_WHAT THIS TASK INVOLVES:_ Return precisely the span of lines from the top of the material below to the line containing "s.set_linewidth(0.9)", both included. Pictures are excluded.

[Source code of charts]
[START]
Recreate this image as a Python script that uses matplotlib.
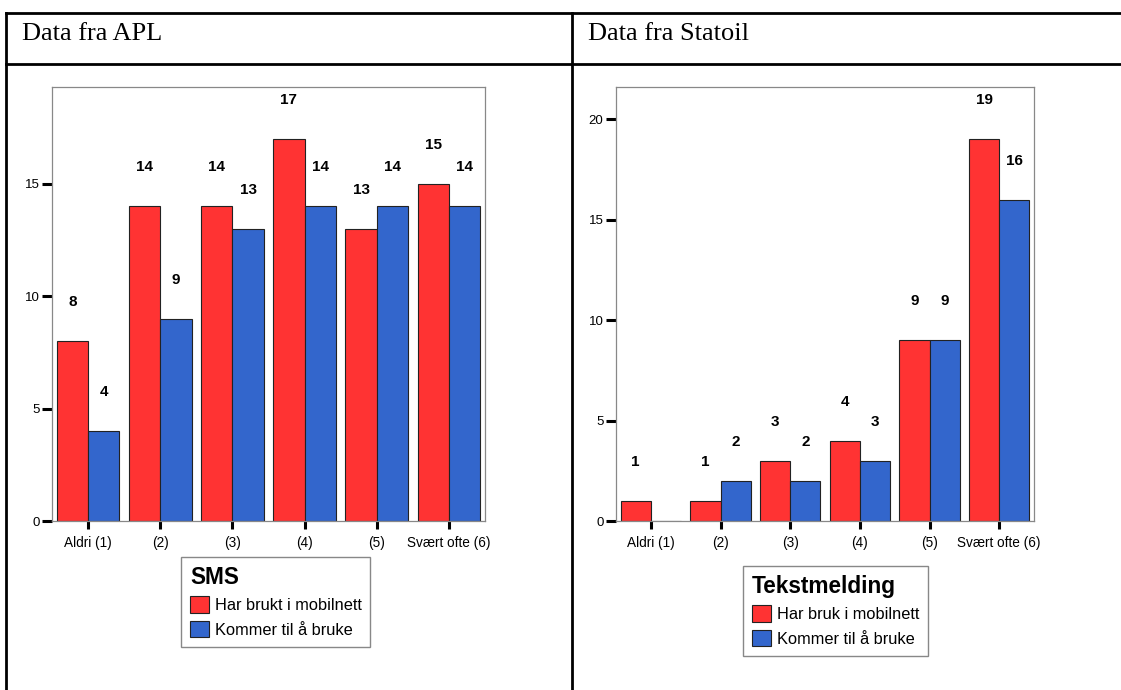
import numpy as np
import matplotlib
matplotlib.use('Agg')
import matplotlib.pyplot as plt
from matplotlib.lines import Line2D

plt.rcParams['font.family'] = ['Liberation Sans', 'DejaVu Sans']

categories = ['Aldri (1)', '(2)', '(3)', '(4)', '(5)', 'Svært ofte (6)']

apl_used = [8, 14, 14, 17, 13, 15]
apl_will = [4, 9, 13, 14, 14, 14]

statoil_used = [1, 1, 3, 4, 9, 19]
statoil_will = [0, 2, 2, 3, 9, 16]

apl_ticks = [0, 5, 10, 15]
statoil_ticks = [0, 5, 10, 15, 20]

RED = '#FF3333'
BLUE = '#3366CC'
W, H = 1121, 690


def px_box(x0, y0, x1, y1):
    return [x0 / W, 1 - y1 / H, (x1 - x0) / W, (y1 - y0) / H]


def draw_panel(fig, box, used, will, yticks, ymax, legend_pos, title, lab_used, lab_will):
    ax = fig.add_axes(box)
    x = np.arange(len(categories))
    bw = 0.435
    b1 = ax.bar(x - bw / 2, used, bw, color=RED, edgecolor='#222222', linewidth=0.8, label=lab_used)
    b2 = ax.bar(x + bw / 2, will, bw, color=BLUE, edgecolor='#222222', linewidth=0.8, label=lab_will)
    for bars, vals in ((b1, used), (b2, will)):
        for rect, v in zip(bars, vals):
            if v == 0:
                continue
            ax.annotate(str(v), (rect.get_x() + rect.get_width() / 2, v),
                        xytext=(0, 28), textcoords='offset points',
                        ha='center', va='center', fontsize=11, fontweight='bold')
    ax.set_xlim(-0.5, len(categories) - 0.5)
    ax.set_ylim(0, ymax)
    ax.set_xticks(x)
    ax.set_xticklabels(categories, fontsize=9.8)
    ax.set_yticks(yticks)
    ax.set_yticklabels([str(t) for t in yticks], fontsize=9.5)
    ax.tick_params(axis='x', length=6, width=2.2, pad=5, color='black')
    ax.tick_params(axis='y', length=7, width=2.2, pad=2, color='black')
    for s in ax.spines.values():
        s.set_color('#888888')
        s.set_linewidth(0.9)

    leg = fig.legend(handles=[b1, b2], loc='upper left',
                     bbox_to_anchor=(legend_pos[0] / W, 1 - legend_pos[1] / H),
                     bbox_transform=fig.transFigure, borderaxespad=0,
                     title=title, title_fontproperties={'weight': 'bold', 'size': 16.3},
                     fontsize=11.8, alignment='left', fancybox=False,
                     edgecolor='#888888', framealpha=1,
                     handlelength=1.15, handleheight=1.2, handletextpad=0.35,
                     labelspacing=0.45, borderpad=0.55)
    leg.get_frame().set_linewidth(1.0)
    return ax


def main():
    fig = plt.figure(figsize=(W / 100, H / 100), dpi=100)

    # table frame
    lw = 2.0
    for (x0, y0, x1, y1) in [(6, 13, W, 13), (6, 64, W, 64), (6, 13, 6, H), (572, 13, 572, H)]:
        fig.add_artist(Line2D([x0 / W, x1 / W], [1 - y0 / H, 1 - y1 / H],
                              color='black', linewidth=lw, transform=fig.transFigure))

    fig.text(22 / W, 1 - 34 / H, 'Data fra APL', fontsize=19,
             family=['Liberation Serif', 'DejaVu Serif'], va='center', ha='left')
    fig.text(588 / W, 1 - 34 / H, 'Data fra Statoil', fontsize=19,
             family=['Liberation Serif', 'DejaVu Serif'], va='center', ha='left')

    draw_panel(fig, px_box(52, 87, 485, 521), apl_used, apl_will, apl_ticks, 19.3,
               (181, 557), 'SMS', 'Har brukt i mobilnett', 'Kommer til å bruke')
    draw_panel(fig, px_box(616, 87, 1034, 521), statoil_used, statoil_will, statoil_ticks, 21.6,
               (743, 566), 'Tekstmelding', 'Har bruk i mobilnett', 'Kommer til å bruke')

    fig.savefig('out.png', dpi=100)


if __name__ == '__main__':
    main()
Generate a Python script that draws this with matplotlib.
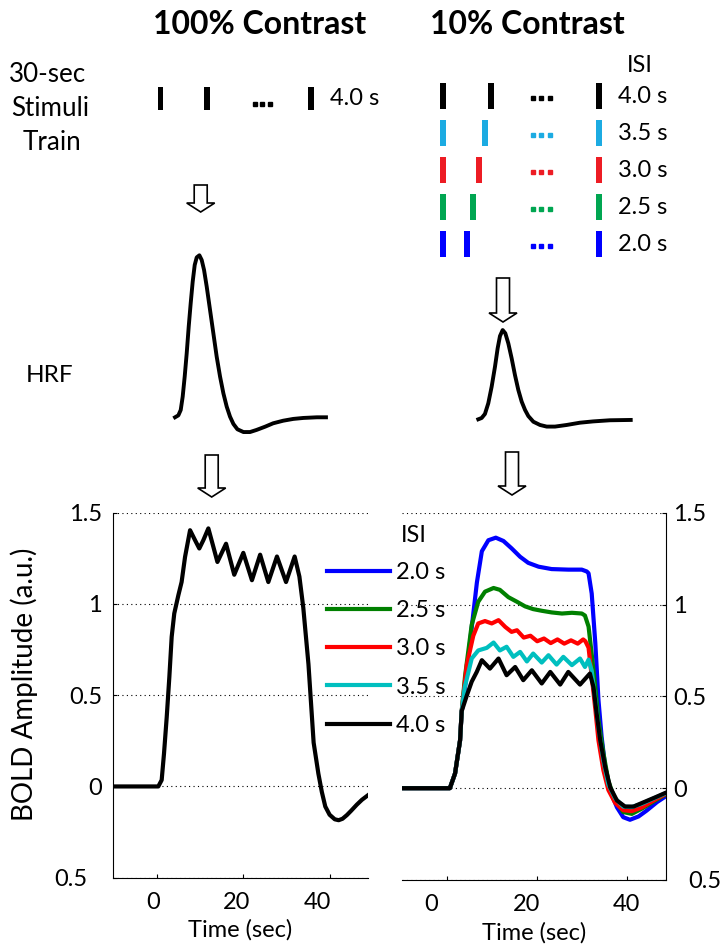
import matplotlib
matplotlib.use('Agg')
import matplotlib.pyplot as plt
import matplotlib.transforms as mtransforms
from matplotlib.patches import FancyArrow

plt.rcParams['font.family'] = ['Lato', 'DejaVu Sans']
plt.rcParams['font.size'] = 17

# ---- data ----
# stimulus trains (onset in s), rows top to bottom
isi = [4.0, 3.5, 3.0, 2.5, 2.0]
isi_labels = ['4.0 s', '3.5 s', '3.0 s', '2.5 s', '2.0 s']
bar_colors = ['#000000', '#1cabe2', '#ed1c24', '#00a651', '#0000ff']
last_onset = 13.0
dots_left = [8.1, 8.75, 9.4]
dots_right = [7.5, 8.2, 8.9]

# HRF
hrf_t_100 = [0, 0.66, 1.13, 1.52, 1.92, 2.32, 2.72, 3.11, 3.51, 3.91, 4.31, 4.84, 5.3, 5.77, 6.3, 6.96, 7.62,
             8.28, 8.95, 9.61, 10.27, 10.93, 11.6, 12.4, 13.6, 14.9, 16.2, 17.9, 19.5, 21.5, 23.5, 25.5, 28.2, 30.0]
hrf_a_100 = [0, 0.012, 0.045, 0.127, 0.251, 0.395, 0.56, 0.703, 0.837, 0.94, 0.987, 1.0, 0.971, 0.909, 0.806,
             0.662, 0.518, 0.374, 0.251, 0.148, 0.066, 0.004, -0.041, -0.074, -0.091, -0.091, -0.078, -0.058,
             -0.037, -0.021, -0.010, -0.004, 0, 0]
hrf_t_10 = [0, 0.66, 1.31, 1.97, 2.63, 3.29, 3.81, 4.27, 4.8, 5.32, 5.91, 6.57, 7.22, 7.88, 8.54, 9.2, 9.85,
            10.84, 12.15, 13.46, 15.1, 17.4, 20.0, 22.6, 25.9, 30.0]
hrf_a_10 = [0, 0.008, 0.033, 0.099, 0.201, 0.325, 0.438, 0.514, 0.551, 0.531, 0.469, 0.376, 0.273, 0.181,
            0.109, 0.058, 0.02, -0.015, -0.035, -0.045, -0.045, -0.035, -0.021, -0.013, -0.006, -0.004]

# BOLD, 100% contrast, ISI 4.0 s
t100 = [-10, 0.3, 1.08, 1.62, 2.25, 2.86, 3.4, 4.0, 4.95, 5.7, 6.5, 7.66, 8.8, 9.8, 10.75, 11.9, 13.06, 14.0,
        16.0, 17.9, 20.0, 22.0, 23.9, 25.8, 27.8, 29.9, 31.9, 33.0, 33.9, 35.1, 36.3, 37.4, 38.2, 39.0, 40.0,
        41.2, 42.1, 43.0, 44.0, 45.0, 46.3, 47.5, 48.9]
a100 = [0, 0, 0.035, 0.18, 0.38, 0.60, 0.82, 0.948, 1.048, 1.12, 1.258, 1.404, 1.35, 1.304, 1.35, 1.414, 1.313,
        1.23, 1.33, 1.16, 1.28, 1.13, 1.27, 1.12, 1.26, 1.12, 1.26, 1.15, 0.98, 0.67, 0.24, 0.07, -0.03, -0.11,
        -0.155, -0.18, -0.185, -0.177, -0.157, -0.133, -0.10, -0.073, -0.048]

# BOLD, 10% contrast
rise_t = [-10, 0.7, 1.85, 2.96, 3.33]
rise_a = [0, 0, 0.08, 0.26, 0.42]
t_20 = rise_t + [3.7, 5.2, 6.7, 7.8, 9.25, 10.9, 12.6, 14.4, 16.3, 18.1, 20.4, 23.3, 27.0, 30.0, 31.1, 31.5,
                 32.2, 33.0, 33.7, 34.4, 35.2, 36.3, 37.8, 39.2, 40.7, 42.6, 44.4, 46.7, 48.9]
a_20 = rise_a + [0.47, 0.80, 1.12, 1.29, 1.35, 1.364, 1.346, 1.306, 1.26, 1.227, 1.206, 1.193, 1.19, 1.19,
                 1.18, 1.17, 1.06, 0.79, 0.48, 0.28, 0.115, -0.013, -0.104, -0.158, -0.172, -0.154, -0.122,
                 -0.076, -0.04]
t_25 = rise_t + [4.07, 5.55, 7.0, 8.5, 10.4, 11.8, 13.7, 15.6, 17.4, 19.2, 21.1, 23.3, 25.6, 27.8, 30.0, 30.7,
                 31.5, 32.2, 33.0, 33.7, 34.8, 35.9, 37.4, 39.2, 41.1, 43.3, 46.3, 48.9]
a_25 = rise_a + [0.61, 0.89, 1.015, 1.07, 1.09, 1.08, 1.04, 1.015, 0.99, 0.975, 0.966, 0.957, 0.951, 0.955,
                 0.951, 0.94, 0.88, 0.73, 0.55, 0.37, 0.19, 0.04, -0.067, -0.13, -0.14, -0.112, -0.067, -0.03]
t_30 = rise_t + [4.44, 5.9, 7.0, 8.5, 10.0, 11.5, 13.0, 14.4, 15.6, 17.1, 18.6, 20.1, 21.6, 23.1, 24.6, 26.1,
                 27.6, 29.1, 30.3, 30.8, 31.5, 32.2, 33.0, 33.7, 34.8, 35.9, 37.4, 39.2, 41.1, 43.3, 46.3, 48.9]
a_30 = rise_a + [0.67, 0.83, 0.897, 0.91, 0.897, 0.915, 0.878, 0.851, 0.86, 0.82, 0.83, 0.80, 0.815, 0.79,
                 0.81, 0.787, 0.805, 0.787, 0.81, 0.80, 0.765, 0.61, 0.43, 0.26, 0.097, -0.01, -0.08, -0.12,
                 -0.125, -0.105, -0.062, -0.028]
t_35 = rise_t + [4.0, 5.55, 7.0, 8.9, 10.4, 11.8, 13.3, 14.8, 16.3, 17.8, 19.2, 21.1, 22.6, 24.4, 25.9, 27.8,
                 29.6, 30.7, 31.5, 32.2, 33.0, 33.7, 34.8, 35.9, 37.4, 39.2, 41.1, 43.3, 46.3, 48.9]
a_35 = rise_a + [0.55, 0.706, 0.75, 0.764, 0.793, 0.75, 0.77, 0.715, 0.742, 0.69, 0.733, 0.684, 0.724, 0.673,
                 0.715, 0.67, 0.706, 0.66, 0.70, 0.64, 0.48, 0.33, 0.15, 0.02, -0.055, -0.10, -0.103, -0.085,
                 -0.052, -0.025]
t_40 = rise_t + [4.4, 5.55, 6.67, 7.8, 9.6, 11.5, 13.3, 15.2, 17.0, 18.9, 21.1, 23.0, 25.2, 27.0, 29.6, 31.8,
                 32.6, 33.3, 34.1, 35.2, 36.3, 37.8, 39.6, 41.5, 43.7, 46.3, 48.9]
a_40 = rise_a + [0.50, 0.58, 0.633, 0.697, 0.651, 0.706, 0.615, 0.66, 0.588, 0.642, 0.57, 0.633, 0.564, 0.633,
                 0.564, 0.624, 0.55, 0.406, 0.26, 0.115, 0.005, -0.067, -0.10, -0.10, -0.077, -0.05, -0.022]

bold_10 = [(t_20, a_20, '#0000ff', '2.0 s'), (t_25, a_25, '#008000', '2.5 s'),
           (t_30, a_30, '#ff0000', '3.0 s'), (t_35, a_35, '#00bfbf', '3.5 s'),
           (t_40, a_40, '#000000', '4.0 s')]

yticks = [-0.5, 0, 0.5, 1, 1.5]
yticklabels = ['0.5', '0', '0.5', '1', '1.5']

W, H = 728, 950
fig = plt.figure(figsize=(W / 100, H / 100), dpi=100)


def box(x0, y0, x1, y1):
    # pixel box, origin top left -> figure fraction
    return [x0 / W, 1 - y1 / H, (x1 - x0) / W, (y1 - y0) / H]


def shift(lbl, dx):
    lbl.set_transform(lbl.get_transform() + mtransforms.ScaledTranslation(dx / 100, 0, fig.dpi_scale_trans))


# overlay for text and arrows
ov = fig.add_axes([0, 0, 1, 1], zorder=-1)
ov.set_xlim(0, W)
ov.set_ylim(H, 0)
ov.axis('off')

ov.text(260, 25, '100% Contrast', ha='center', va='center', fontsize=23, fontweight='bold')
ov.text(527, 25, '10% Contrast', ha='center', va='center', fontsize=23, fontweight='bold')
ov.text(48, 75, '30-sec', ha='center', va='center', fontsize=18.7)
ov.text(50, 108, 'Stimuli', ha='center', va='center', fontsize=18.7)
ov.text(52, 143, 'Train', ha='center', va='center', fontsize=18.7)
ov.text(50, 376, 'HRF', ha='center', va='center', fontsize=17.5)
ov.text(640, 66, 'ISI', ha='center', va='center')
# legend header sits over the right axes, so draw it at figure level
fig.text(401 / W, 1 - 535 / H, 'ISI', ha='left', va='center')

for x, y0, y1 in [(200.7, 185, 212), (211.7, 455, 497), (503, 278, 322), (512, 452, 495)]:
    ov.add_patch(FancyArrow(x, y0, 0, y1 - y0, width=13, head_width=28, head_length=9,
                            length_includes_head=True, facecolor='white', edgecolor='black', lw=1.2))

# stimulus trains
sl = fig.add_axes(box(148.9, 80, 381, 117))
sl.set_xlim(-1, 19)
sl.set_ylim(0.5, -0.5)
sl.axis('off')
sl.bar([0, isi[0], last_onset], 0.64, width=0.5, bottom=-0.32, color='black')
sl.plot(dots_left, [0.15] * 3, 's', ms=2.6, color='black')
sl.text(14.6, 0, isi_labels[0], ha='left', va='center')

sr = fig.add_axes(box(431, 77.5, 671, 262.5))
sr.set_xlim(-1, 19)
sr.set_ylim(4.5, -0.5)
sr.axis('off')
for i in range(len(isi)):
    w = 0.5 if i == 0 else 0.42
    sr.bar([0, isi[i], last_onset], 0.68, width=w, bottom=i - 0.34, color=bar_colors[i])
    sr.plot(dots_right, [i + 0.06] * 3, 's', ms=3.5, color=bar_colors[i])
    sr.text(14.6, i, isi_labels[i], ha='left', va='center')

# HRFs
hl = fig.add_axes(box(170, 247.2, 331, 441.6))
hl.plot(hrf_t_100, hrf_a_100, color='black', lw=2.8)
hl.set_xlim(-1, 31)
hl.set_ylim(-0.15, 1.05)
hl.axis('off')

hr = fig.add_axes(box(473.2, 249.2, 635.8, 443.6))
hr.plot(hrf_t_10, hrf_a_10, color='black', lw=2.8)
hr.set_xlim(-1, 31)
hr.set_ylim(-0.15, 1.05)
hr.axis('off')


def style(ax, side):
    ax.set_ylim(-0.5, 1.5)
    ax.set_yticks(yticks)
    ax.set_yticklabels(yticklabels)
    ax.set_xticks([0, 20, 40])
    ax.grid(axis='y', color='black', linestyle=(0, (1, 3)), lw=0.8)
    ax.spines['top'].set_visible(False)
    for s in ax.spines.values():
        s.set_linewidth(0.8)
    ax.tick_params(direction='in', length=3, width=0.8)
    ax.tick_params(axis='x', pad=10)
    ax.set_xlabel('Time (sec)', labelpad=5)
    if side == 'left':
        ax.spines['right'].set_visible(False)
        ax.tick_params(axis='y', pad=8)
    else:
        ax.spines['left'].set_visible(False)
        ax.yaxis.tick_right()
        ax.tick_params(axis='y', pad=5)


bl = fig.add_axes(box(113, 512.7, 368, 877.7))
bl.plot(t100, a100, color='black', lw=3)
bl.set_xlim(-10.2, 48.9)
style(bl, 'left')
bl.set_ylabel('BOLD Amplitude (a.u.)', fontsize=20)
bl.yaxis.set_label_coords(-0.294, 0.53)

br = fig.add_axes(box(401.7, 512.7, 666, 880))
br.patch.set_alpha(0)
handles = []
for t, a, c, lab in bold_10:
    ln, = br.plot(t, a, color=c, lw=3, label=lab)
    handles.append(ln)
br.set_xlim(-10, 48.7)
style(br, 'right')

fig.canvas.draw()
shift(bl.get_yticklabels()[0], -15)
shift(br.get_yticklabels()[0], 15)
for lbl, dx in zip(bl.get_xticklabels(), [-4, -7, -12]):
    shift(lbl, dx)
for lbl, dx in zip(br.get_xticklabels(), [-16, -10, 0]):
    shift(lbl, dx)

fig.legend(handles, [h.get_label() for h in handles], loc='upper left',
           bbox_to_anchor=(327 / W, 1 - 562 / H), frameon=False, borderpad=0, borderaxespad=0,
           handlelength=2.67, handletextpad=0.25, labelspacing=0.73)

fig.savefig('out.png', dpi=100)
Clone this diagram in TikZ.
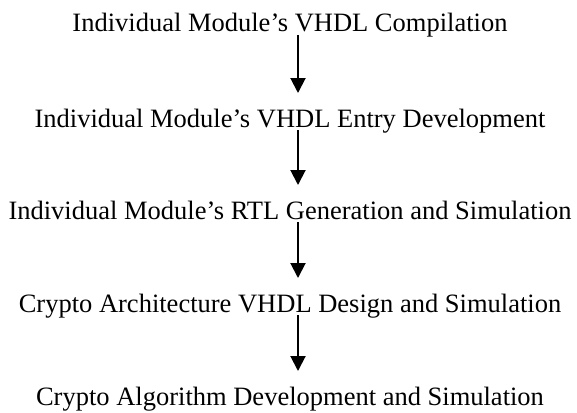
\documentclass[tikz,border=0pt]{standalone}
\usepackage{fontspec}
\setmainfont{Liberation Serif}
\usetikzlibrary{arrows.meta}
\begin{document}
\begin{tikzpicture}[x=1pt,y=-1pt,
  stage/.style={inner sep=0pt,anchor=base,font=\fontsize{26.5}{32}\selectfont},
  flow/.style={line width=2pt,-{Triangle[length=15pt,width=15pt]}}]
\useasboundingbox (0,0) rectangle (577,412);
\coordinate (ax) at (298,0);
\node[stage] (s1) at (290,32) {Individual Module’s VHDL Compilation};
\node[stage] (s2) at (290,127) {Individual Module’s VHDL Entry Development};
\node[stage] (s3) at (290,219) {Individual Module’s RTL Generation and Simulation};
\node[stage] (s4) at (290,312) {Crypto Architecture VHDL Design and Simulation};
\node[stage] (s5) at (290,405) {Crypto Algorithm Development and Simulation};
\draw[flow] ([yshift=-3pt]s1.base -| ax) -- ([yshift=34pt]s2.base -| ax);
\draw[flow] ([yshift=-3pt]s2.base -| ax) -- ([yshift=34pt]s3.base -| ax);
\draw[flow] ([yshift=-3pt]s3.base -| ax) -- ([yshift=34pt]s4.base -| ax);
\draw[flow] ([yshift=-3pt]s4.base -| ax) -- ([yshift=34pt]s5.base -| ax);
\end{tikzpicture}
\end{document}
[END]
_FULL RESPONSE:_
Recreate this image as a Python script that uses matplotlib.
import numpy as np
import matplotlib
matplotlib.use('Agg')
import matplotlib.pyplot as plt
from matplotlib.lines import Line2D

plt.rcParams['font.family'] = ['Liberation Sans', 'DejaVu Sans']

categories = ['Aldri (1)', '(2)', '(3)', '(4)', '(5)', 'Svært ofte (6)']

apl_used = [8, 14, 14, 17, 13, 15]
apl_will = [4, 9, 13, 14, 14, 14]

statoil_used = [1, 1, 3, 4, 9, 19]
statoil_will = [0, 2, 2, 3, 9, 16]

apl_ticks = [0, 5, 10, 15]
statoil_ticks = [0, 5, 10, 15, 20]

RED = '#FF3333'
BLUE = '#3366CC'
W, H = 1121, 690


def px_box(x0, y0, x1, y1):
    return [x0 / W, 1 - y1 / H, (x1 - x0) / W, (y1 - y0) / H]


def draw_panel(fig, box, used, will, yticks, ymax, legend_pos, title, lab_used, lab_will):
    ax = fig.add_axes(box)
    x = np.arange(len(categories))
    bw = 0.435
    b1 = ax.bar(x - bw / 2, used, bw, color=RED, edgecolor='#222222', linewidth=0.8, label=lab_used)
    b2 = ax.bar(x + bw / 2, will, bw, color=BLUE, edgecolor='#222222', linewidth=0.8, label=lab_will)
    for bars, vals in ((b1, used), (b2, will)):
        for rect, v in zip(bars, vals):
            if v == 0:
                continue
            ax.annotate(str(v), (rect.get_x() + rect.get_width() / 2, v),
                        xytext=(0, 28), textcoords='offset points',
                        ha='center', va='center', fontsize=11, fontweight='bold')
    ax.set_xlim(-0.5, len(categories) - 0.5)
    ax.set_ylim(0, ymax)
    ax.set_xticks(x)
    ax.set_xticklabels(categories, fontsize=9.8)
    ax.set_yticks(yticks)
    ax.set_yticklabels([str(t) for t in yticks], fontsize=9.5)
    ax.tick_params(axis='x', length=6, width=2.2, pad=5, color='black')
    ax.tick_params(axis='y', length=7, width=2.2, pad=2, color='black')
    for s in ax.spines.values():
        s.set_color('#888888')
        s.set_linewidth(0.9)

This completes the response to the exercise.